→ **Your instructions**: In the material below, please retype the lines from the very first through the one with "(chain) at (887.5,240)", exactly and without pictures.

→ **Provided data**:

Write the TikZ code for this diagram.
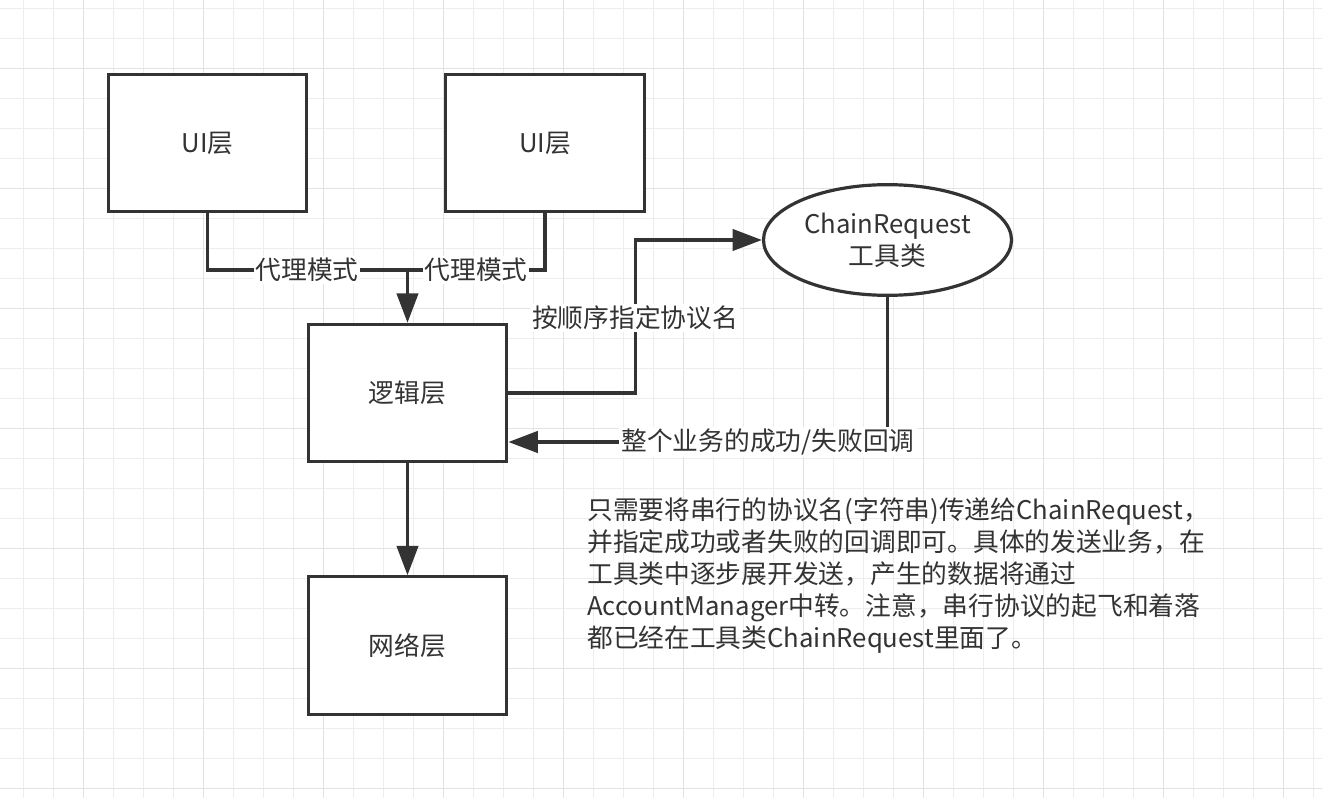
\documentclass[tikz,border=0pt]{standalone}
\usepackage{fontspec}
\setmainfont{Noto Sans CJK SC}
\usepackage{tikz}
\usetikzlibrary{arrows.meta}
\usetikzlibrary{shapes}
\usetikzlibrary{calc}
\definecolor{ink}{HTML}{333333}
\definecolor{gridthin}{HTML}{EDEDED}
\definecolor{gridthick}{HTML}{E2E2E2}

\begin{document}
\begin{tikzpicture}[x=0.75pt,y=-0.75pt,
	every node/.style={font=\fontsize{19.3}{24}\selectfont,text=ink},
	layer/.style={draw=ink,line width=2.4pt,fill=white,minimum width=149pt,minimum height=103pt,inner sep=0pt},
	tool/.style={ellipse,draw=ink,line width=2.4pt,fill=white,minimum width=186pt,minimum height=83pt,align=center,inner sep=0pt},
	conn/.style={draw=ink,line width=2.4pt},
	flow/.style={conn,-{Triangle[length=22pt,width=16pt]}},
	tag/.style={fill=white,inner sep=1.5pt}]
	\useasboundingbox (0,0) rectangle (1322,798);
	\fill[white] (0,0) rectangle (1322,798);
	\foreach \gx in {23.3,53.3,...,1322} \draw[gridthin,line width=1.1pt] (\gx,0) -- (\gx,798);
	\foreach \gy in {8.3,38.3,...,798} \draw[gridthin,line width=1.1pt] (0,\gy) -- (1322,\gy);
	\foreach \gx in {83.3,203.3,...,1322} \draw[gridthick,line width=1.1pt] (\gx,0) -- (\gx,798);
	\foreach \gy in {68.3,188.3,...,798} \draw[gridthick,line width=1.1pt] (0,\gy) -- (1322,\gy);
	
	\node[layer] (uiA) at (207.5,143) {UI层};
	\node[layer] (uiB) at (545,143) {UI层};
	\node[layer] (logic) at (407.5,393) {逻辑层};
	\node[layer] (net) at (407.5,645.5) {网络层};
	\node[tool] (chain) at (887.5,240) {ChainRequest\\工具类};
	
	\coordinate (merge) at (logic.north |- 0,270);
	\draw[conn] (uiA.south) |- (merge);
	\draw[conn] (uiB.south) |- (merge);
	\draw[flow] (merge) -- (logic.north);
	\draw[flow] (logic.south) -- (net.north);
	\draw[flow] (logic.east) -- ++(127,0) |- (chain.west);
	\coordinate (back) at ($(logic.east)+(0,49)$);
	\draw[flow] (chain.south) |- (back);
	
	\node[tag] (proxyA) at (307,270) {代理模式};
	\node[tag] (proxyB) at (476,270) {代理模式};
	\node[tag] (order) at (635,318) {按顺序指定协议名};
	\node[tag] (result) at (768,442) {整个业务的成功/失败回调};
	\node[align=left,anchor=north west,inner sep=0pt] (note) at (587,497) {只需要将串行的协议名(字符串)传递给ChainRequest，\\并指定成功或者失败的回调即可。具体的发送业务，在\\工具类中逐步展开发送，产生的数据将通过\\AccountManager中转。注意，串行协议的起飞和着落\\都已经在工具类ChainRequest里面了。};
\end{tikzpicture}
\end{document}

→ **Response to this exercise**:
Write the TikZ code for this diagram.
\documentclass[tikz,border=0pt]{standalone}
\usepackage{fontspec}
\setmainfont{Noto Sans CJK SC}
\usepackage{tikz}
\usetikzlibrary{arrows.meta}
\usetikzlibrary{shapes}
\usetikzlibrary{calc}
\definecolor{ink}{HTML}{333333}
\definecolor{gridthin}{HTML}{EDEDED}
\definecolor{gridthick}{HTML}{E2E2E2}

\begin{document}
\begin{tikzpicture}[x=0.75pt,y=-0.75pt,
	every node/.style={font=\fontsize{19.3}{24}\selectfont,text=ink},
	layer/.style={draw=ink,line width=2.4pt,fill=white,minimum width=149pt,minimum height=103pt,inner sep=0pt},
	tool/.style={ellipse,draw=ink,line width=2.4pt,fill=white,minimum width=186pt,minimum height=83pt,align=center,inner sep=0pt},
	conn/.style={draw=ink,line width=2.4pt},
	flow/.style={conn,-{Triangle[length=22pt,width=16pt]}},
	tag/.style={fill=white,inner sep=1.5pt}]
	\useasboundingbox (0,0) rectangle (1322,798);
	\fill[white] (0,0) rectangle (1322,798);
	\foreach \gx in {23.3,53.3,...,1322} \draw[gridthin,line width=1.1pt] (\gx,0) -- (\gx,798);
	\foreach \gy in {8.3,38.3,...,798} \draw[gridthin,line width=1.1pt] (0,\gy) -- (1322,\gy);
	\foreach \gx in {83.3,203.3,...,1322} \draw[gridthick,line width=1.1pt] (\gx,0) -- (\gx,798);
	\foreach \gy in {68.3,188.3,...,798} \draw[gridthick,line width=1.1pt] (0,\gy) -- (1322,\gy);
	
	\node[layer] (uiA) at (207.5,143) {UI层};
	\node[layer] (uiB) at (545,143) {UI层};
	\node[layer] (logic) at (407.5,393) {逻辑层};
	\node[layer] (net) at (407.5,645.5) {网络层};
	\node[tool] (chain) at (887.5,240) {ChainRequest\\工具类};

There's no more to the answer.